Not All Opportunities Are Worthy of a Place
Not all opportunitie s are harmful. Some are exciting, some are profitable. The risk is in agreeing before you check whether the opportunity moves you toward your bigger goals or just distracts you with smaller wins. If you ever feel like you’re doing meaningful work but going nowhere fast, that’s usually a sign that too many unfiltered yeses are running the show.
Your Energy Is the Actual Currency
Think of your time and attention as your most valuable resources. Clients may come and go, money may flow in and out, but your energy is limited. Saying no is really about protecting that energy for the work and people who matter most.
Why No Reinforces Your Worth
Of course, saying no isn’t easy. Many consultants fear rejection, poor ratings, or missing out on revenue. That fear is valid, but often exaggerated. Clients actually want you to have limits. They don’t want someone so overloaded that they can’t deliver.

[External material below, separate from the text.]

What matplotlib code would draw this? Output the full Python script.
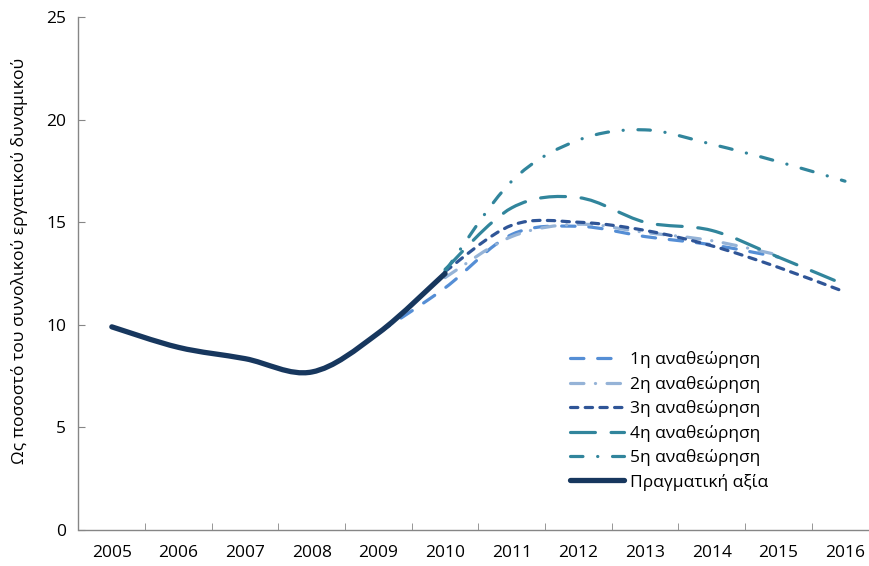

Build a Simple Decision Filter
Here’s a helpful approach: create a decision filter. Some people use scoring systems, others keep a short list of non-negotiables. The idea is to pause before saying yes and weigh the request against what truly matters to you. In data science, models are often judged by something called the F1 score, which balances two competing goals: precision and recall. Your filter doesn’t require math, but the principle is similar, balancing effort against reward and short-term payoff against long-term sustainability.
Patterns That Make No Easier
Once you begin practicing no patterns start to appear. You’ll notice the types of requests that always leave you drained. You’ll see which projects energize you and which ones you accept only out of guilt. Over time, your filter sharpens, and saying no becomes less about willpower and more about clarity.
Protecting Energy Strengthens Better Outcomes
A consultant who says yes to everything eventually delivers less, and clients feel it. A consultant who sets boundaries delivers with more focus, creativity, and confidence. The difference is unmistakable to anyone on the receiving end.
The Real Risk of Every Yes
So when the next opportunity drops into your inbox, pause. Ask yourself whether it belongs in your backpack or if it’s just another rock weighing you down. The real danger of saying yes to everything is that you end up saying no to yourself, and that is the most expensive trade you can make.